### SOURCE MATERIAL:

========================================

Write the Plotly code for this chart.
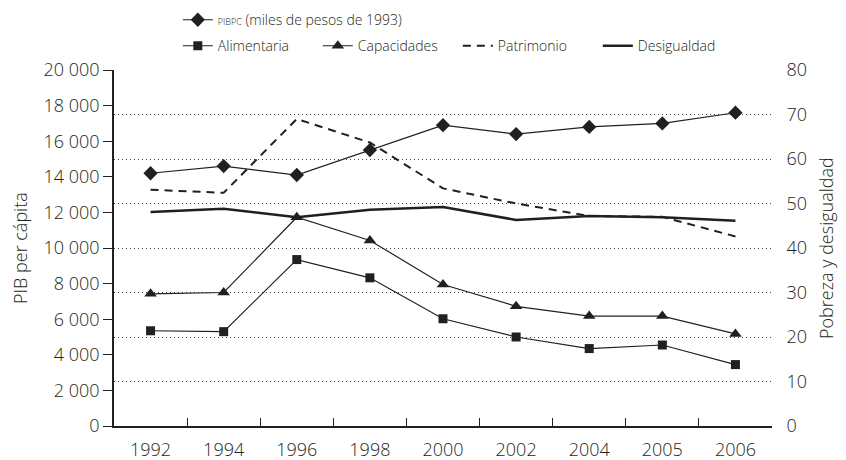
"""PIB per cápita, pobreza y desigualdad, 1992-2006."""

import plotly.graph_objects as go

years = ["1992", "1994", "1996", "1998", "2000", "2002", "2004", "2005", "2006"]
pibpc = [14200, 14600, 14100, 15500, 16900, 16400, 16800, 17000, 17600]
alimentaria = [21.4, 21.2, 37.4, 33.3, 24.1, 20.0, 17.4, 18.2, 13.8]
capacidades = [29.7, 30.0, 46.9, 41.7, 31.8, 26.9, 24.7, 24.7, 20.7]
patrimonio = [53.1, 52.4, 69.0, 63.7, 53.4, 50.0, 47.2, 47.0, 42.6]
desigualdad = [48.1, 48.8, 46.9, 48.6, 49.2, 46.3, 47.2, 46.9, 46.1]

INK = "#231f20"
FONT = "Open Sans"
xpos = list(range(len(years)))

fig = go.Figure()

# PIB per cápita on the left axis, alone in the first legend row
fig.add_trace(go.Scatter(
    x=xpos, y=pibpc, mode="lines+markers",
    name="<span style='font-size:9px'>PIBPC</span> (miles de pesos de 1993)",
    line=dict(color=INK, width=1.2),
    marker=dict(symbol="diamond", size=11, color=INK),
    legend="legend",
))

fig.add_trace(go.Scatter(
    x=xpos, y=alimentaria, mode="lines+markers", name="Alimentaria", yaxis="y2",
    line=dict(color=INK, width=1.2),
    marker=dict(symbol="square", size=9, color=INK),
    legend="legend2",
))
fig.add_trace(go.Scatter(
    x=xpos, y=capacidades, mode="lines+markers", name="Capacidades", yaxis="y2",
    line=dict(color=INK, width=1.2),
    marker=dict(symbol="triangle-up", size=11, color=INK),
    legend="legend2",
))
fig.add_trace(go.Scatter(
    x=xpos, y=patrimonio, mode="lines", name="Patrimonio", yaxis="y2",
    line=dict(color=INK, width=2, dash="8px,6px"),
    legend="legend2",
))
fig.add_trace(go.Scatter(
    x=xpos, y=desigualdad, mode="lines", name="Desigualdad", yaxis="y2",
    line=dict(color=INK, width=2.5),
    legend="legend2",
))

# the page body adds an 8px offset, so the figure is 8px smaller than the window
fig.update_layout(
    width=838, height=452,
    margin=dict(l=106, r=74, t=62, b=34, autoexpand=False),
    paper_bgcolor="white", plot_bgcolor="white",
    separators=". ",
    showlegend=True,
    font=dict(family=FONT, size=18, color=INK, weight=300),
    xaxis=dict(
        range=[-0.5, 8.5], tickvals=xpos, ticktext=years,
        ticks="outside", ticklen=7, tickcolor="rgba(0,0,0,0)",
        showgrid=False, zeroline=False, automargin=False,
        showline=True, linecolor=INK, linewidth=1.5,
        minor=dict(tickvals=[i + 0.5 for i in range(len(years) - 1)],
                   ticks="inside", ticklen=8, tickcolor=INK, showgrid=False),
    ),
    yaxis=dict(
        range=[0, 20000], dtick=2000, tickformat=",d",
        showgrid=False, zeroline=False, automargin=False,
        showline=True, linecolor=INK, linewidth=1.5,
        ticks="outside", ticklen=9, tickcolor=INK,
    ),
    yaxis2=dict(
        range=[0, 80], dtick=10, overlaying="y", side="right",
        showgrid=True, gridcolor="#444444", griddash="1px,3px", gridwidth=1,
        zeroline=False, showline=False, automargin=False,
        ticks="outside", ticklen=10, tickcolor="rgba(0,0,0,0)",
    ),
    legend=dict(
        orientation="h", x=0.097, xanchor="left", y=1.140, yanchor="middle",
        font=dict(size=14, color=INK), bgcolor="rgba(0,0,0,0)",
    ),
    legend2=dict(
        orientation="h", x=0.097, xanchor="left", y=1.067, yanchor="middle",
        font=dict(size=14, color=INK), bgcolor="rgba(0,0,0,0)",
        entrywidth=95, entrywidthmode="pixels",
    ),
    annotations=[
        dict(text="PIB per cápita", xref="paper", yref="paper",
             x=(20 - 114) / 658, y=0.5, textangle=-90, showarrow=False,
             xanchor="center", yanchor="middle"),
        dict(text="Pobreza y desigualdad", xref="paper", yref="paper",
             x=(826 - 114) / 658, y=0.5, textangle=-90, showarrow=False,
             xanchor="center", yanchor="middle"),
    ],
)

fig.write_html("out.html")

========================================

### WHAT THE TASK REQUIRES:
Leave out the pictures and restate, word for word, the lines from the top of the data through the line containing "import plotly.graph_objects as go", both included.

### ANSWER TO THIS TASK:
Write the Plotly code for this chart.
"""PIB per cápita, pobreza y desigualdad, 1992-2006."""

import plotly.graph_objects as go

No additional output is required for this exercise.